**Given instruction:** Transcribe all the entries word for word, skipping the pictures.

___ Excerpted records ___

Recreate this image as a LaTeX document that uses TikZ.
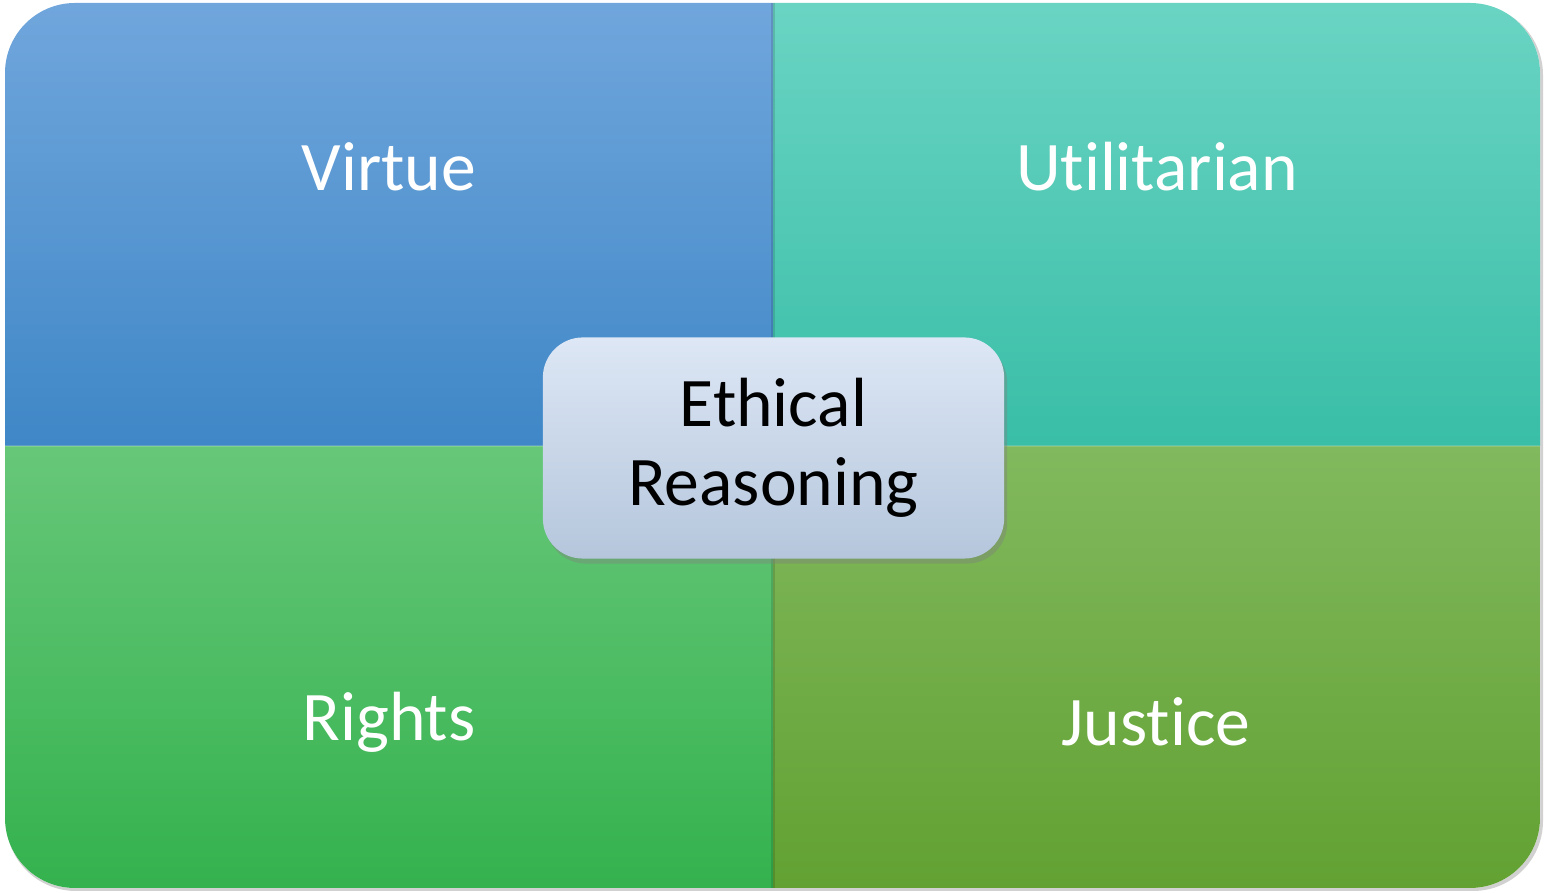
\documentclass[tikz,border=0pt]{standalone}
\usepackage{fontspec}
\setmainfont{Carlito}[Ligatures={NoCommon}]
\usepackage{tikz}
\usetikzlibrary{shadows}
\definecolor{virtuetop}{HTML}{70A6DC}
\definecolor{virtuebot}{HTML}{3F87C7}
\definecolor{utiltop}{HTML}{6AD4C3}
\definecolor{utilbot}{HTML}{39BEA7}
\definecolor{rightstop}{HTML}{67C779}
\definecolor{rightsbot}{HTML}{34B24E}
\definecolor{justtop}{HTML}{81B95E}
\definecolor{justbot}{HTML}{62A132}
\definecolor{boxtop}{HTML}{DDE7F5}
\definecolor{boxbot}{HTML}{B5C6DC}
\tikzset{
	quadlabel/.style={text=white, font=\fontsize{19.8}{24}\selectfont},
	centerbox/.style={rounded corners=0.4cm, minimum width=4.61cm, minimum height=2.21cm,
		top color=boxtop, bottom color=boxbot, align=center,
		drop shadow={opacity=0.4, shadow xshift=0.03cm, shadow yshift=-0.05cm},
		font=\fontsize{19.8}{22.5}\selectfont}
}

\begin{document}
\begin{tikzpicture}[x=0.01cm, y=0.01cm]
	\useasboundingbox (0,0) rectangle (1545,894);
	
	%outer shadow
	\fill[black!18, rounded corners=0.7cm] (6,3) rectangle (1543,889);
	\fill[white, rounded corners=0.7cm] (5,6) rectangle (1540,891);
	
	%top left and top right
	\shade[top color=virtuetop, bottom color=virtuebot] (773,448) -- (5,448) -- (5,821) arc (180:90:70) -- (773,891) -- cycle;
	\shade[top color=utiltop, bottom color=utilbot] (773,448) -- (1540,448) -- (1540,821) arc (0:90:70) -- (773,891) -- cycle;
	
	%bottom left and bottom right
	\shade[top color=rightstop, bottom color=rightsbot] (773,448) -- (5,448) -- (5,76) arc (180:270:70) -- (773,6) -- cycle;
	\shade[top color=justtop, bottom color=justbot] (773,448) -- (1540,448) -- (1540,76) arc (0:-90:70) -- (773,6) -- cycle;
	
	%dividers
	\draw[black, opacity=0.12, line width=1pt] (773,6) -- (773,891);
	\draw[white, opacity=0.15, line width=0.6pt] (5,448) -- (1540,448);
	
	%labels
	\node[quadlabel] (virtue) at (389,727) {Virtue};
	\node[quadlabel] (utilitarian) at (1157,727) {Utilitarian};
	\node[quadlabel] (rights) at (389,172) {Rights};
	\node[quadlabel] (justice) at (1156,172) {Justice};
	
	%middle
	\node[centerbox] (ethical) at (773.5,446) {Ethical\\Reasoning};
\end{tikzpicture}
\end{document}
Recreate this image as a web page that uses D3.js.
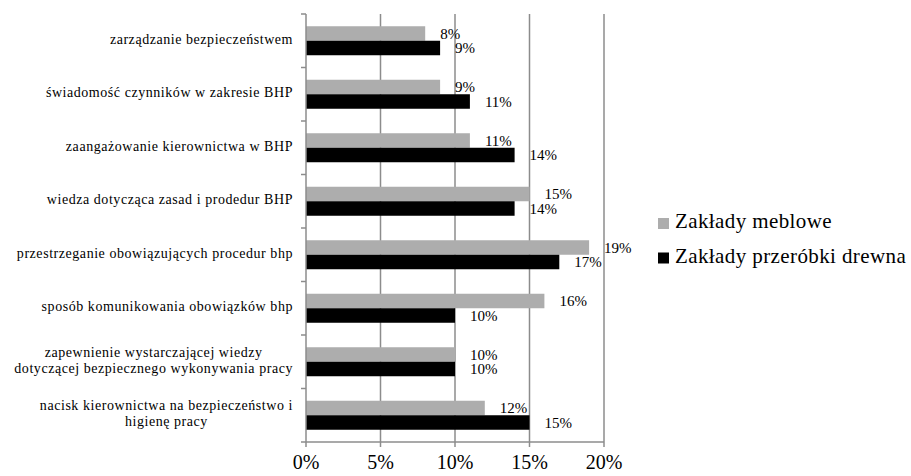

___

**Output for this exercise:**
Recreate this image as a LaTeX document that uses TikZ.
\documentclass[tikz,border=0pt]{standalone}
\usepackage{fontspec}
\setmainfont{Carlito}[Ligatures={NoCommon}]
\usepackage{tikz}
\usetikzlibrary{shadows}
\definecolor{virtuetop}{HTML}{70A6DC}
\definecolor{virtuebot}{HTML}{3F87C7}
\definecolor{utiltop}{HTML}{6AD4C3}
\definecolor{utilbot}{HTML}{39BEA7}
\definecolor{rightstop}{HTML}{67C779}
\definecolor{rightsbot}{HTML}{34B24E}
\definecolor{justtop}{HTML}{81B95E}
\definecolor{justbot}{HTML}{62A132}
\definecolor{boxtop}{HTML}{DDE7F5}
\definecolor{boxbot}{HTML}{B5C6DC}
\tikzset{
	quadlabel/.style={text=white, font=\fontsize{19.8}{24}\selectfont},
	centerbox/.style={rounded corners=0.4cm, minimum width=4.61cm, minimum height=2.21cm,
		top color=boxtop, bottom color=boxbot, align=center,
		drop shadow={opacity=0.4, shadow xshift=0.03cm, shadow yshift=-0.05cm},
		font=\fontsize{19.8}{22.5}\selectfont}
}

\begin{document}
\begin{tikzpicture}[x=0.01cm, y=0.01cm]
	\useasboundingbox (0,0) rectangle (1545,894);
	
	%outer shadow
	\fill[black!18, rounded corners=0.7cm] (6,3) rectangle (1543,889);
	\fill[white, rounded corners=0.7cm] (5,6) rectangle (1540,891);
	
	%top left and top right
	\shade[top color=virtuetop, bottom color=virtuebot] (773,448) -- (5,448) -- (5,821) arc (180:90:70) -- (773,891) -- cycle;
	\shade[top color=utiltop, bottom color=utilbot] (773,448) -- (1540,448) -- (1540,821) arc (0:90:70) -- (773,891) -- cycle;
	
	%bottom left and bottom right
	\shade[top color=rightstop, bottom color=rightsbot] (773,448) -- (5,448) -- (5,76) arc (180:270:70) -- (773,6) -- cycle;
	\shade[top color=justtop, bottom color=justbot] (773,448) -- (1540,448) -- (1540,76) arc (0:-90:70) -- (773,6) -- cycle;
	
	%dividers
	\draw[black, opacity=0.12, line width=1pt] (773,6) -- (773,891);
	\draw[white, opacity=0.15, line width=0.6pt] (5,448) -- (1540,448);
	
	%labels
	\node[quadlabel] (virtue) at (389,727) {Virtue};
	\node[quadlabel] (utilitarian) at (1157,727) {Utilitarian};
	\node[quadlabel] (rights) at (389,172) {Rights};
	\node[quadlabel] (justice) at (1156,172) {Justice};
	
	%middle
	\node[centerbox] (ethical) at (773.5,446) {Ethical\\Reasoning};
\end{tikzpicture}
\end{document}
Recreate this image as a web page that uses D3.js.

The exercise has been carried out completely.